# AIM
Each line that follows should be printed again exactly as it stands.

BEGIN

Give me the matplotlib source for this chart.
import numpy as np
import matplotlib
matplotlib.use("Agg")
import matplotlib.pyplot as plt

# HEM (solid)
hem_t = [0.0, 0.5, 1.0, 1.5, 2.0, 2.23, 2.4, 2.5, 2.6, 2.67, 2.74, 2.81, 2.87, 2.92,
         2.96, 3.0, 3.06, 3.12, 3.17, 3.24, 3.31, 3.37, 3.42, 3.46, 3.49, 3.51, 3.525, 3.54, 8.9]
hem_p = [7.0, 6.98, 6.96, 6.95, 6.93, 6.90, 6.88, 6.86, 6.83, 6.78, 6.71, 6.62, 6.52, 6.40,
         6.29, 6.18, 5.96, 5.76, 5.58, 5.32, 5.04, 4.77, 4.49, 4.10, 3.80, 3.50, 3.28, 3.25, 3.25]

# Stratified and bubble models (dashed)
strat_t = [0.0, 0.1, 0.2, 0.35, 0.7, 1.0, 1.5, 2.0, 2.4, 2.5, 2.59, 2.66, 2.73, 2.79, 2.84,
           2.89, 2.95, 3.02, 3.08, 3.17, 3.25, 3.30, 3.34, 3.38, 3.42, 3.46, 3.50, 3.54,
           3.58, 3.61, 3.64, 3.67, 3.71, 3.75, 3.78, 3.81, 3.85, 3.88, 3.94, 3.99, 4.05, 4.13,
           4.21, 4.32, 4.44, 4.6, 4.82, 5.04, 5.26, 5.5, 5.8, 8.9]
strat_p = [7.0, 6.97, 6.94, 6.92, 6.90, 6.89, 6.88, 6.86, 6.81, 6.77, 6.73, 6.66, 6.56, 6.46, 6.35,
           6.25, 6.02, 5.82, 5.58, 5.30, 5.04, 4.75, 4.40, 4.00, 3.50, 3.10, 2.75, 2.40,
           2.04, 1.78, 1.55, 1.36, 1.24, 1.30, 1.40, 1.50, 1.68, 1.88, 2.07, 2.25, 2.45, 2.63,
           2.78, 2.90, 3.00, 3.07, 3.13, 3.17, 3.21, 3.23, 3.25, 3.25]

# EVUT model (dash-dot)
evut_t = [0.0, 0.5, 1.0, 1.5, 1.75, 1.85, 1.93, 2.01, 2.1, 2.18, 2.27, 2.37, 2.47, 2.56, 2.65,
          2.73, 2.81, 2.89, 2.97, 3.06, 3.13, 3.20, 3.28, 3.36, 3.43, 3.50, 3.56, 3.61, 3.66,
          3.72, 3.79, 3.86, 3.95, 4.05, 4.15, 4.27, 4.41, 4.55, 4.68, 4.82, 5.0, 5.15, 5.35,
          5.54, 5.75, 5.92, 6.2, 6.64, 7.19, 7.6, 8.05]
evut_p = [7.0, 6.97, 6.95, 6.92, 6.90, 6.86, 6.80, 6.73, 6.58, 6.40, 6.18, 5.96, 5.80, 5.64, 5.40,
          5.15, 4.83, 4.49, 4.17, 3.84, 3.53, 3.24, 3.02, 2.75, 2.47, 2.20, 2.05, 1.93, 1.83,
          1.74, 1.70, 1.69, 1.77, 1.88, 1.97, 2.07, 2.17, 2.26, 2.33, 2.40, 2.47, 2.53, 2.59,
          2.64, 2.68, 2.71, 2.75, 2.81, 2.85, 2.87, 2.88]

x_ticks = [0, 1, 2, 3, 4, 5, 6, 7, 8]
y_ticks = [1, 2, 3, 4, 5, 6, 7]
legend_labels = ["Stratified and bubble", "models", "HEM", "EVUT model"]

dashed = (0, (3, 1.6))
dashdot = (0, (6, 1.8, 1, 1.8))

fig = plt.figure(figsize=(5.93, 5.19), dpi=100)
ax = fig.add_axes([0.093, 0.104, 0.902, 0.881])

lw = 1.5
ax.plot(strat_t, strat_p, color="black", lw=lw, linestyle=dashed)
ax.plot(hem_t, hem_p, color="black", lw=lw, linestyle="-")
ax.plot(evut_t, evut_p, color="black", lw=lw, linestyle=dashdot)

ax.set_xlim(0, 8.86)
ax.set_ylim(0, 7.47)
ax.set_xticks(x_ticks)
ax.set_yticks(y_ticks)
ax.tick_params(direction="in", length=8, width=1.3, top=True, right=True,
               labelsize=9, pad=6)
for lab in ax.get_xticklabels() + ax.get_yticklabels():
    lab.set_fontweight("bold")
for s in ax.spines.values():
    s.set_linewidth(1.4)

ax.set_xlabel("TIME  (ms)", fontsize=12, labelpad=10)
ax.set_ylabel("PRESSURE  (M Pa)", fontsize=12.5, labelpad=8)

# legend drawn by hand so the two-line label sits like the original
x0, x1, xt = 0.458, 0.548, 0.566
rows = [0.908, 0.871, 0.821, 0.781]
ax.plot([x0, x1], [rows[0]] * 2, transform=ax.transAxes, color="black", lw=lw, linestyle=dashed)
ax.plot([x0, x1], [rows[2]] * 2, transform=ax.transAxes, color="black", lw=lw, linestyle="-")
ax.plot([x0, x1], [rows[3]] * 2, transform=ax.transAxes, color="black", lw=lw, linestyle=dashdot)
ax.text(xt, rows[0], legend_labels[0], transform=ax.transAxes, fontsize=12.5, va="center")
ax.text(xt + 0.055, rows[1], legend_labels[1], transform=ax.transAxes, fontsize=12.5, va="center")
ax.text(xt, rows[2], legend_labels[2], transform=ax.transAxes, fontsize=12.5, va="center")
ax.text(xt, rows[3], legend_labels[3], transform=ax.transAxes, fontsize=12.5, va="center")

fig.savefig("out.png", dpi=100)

END

# EXERCISE RESPONSE
Give me the matplotlib source for this chart.
import numpy as np
import matplotlib
matplotlib.use("Agg")
import matplotlib.pyplot as plt

# HEM (solid)
hem_t = [0.0, 0.5, 1.0, 1.5, 2.0, 2.23, 2.4, 2.5, 2.6, 2.67, 2.74, 2.81, 2.87, 2.92,
         2.96, 3.0, 3.06, 3.12, 3.17, 3.24, 3.31, 3.37, 3.42, 3.46, 3.49, 3.51, 3.525, 3.54, 8.9]
hem_p = [7.0, 6.98, 6.96, 6.95, 6.93, 6.90, 6.88, 6.86, 6.83, 6.78, 6.71, 6.62, 6.52, 6.40,
         6.29, 6.18, 5.96, 5.76, 5.58, 5.32, 5.04, 4.77, 4.49, 4.10, 3.80, 3.50, 3.28, 3.25, 3.25]

# Stratified and bubble models (dashed)
strat_t = [0.0, 0.1, 0.2, 0.35, 0.7, 1.0, 1.5, 2.0, 2.4, 2.5, 2.59, 2.66, 2.73, 2.79, 2.84,
           2.89, 2.95, 3.02, 3.08, 3.17, 3.25, 3.30, 3.34, 3.38, 3.42, 3.46, 3.50, 3.54,
           3.58, 3.61, 3.64, 3.67, 3.71, 3.75, 3.78, 3.81, 3.85, 3.88, 3.94, 3.99, 4.05, 4.13,
           4.21, 4.32, 4.44, 4.6, 4.82, 5.04, 5.26, 5.5, 5.8, 8.9]
strat_p = [7.0, 6.97, 6.94, 6.92, 6.90, 6.89, 6.88, 6.86, 6.81, 6.77, 6.73, 6.66, 6.56, 6.46, 6.35,
           6.25, 6.02, 5.82, 5.58, 5.30, 5.04, 4.75, 4.40, 4.00, 3.50, 3.10, 2.75, 2.40,
           2.04, 1.78, 1.55, 1.36, 1.24, 1.30, 1.40, 1.50, 1.68, 1.88, 2.07, 2.25, 2.45, 2.63,
           2.78, 2.90, 3.00, 3.07, 3.13, 3.17, 3.21, 3.23, 3.25, 3.25]

# EVUT model (dash-dot)
evut_t = [0.0, 0.5, 1.0, 1.5, 1.75, 1.85, 1.93, 2.01, 2.1, 2.18, 2.27, 2.37, 2.47, 2.56, 2.65,
          2.73, 2.81, 2.89, 2.97, 3.06, 3.13, 3.20, 3.28, 3.36, 3.43, 3.50, 3.56, 3.61, 3.66,
          3.72, 3.79, 3.86, 3.95, 4.05, 4.15, 4.27, 4.41, 4.55, 4.68, 4.82, 5.0, 5.15, 5.35,
          5.54, 5.75, 5.92, 6.2, 6.64, 7.19, 7.6, 8.05]
evut_p = [7.0, 6.97, 6.95, 6.92, 6.90, 6.86, 6.80, 6.73, 6.58, 6.40, 6.18, 5.96, 5.80, 5.64, 5.40,
          5.15, 4.83, 4.49, 4.17, 3.84, 3.53, 3.24, 3.02, 2.75, 2.47, 2.20, 2.05, 1.93, 1.83,
          1.74, 1.70, 1.69, 1.77, 1.88, 1.97, 2.07, 2.17, 2.26, 2.33, 2.40, 2.47, 2.53, 2.59,
          2.64, 2.68, 2.71, 2.75, 2.81, 2.85, 2.87, 2.88]

x_ticks = [0, 1, 2, 3, 4, 5, 6, 7, 8]
y_ticks = [1, 2, 3, 4, 5, 6, 7]
legend_labels = ["Stratified and bubble", "models", "HEM", "EVUT model"]

dashed = (0, (3, 1.6))
dashdot = (0, (6, 1.8, 1, 1.8))

fig = plt.figure(figsize=(5.93, 5.19), dpi=100)
ax = fig.add_axes([0.093, 0.104, 0.902, 0.881])

lw = 1.5
ax.plot(strat_t, strat_p, color="black", lw=lw, linestyle=dashed)
ax.plot(hem_t, hem_p, color="black", lw=lw, linestyle="-")
ax.plot(evut_t, evut_p, color="black", lw=lw, linestyle=dashdot)

ax.set_xlim(0, 8.86)
ax.set_ylim(0, 7.47)
ax.set_xticks(x_ticks)
ax.set_yticks(y_ticks)
ax.tick_params(direction="in", length=8, width=1.3, top=True, right=True,
               labelsize=9, pad=6)
for lab in ax.get_xticklabels() + ax.get_yticklabels():
    lab.set_fontweight("bold")
for s in ax.spines.values():
    s.set_linewidth(1.4)

ax.set_xlabel("TIME  (ms)", fontsize=12, labelpad=10)
ax.set_ylabel("PRESSURE  (M Pa)", fontsize=12.5, labelpad=8)

# legend drawn by hand so the two-line label sits like the original
x0, x1, xt = 0.458, 0.548, 0.566
rows = [0.908, 0.871, 0.821, 0.781]
ax.plot([x0, x1], [rows[0]] * 2, transform=ax.transAxes, color="black", lw=lw, linestyle=dashed)
ax.plot([x0, x1], [rows[2]] * 2, transform=ax.transAxes, color="black", lw=lw, linestyle="-")
ax.plot([x0, x1], [rows[3]] * 2, transform=ax.transAxes, color="black", lw=lw, linestyle=dashdot)
ax.text(xt, rows[0], legend_labels[0], transform=ax.transAxes, fontsize=12.5, va="center")
ax.text(xt + 0.055, rows[1], legend_labels[1], transform=ax.transAxes, fontsize=12.5, va="center")
ax.text(xt, rows[2], legend_labels[2], transform=ax.transAxes, fontsize=12.5, va="center")
ax.text(xt, rows[3], legend_labels[3], transform=ax.transAxes, fontsize=12.5, va="center")

fig.savefig("out.png", dpi=100)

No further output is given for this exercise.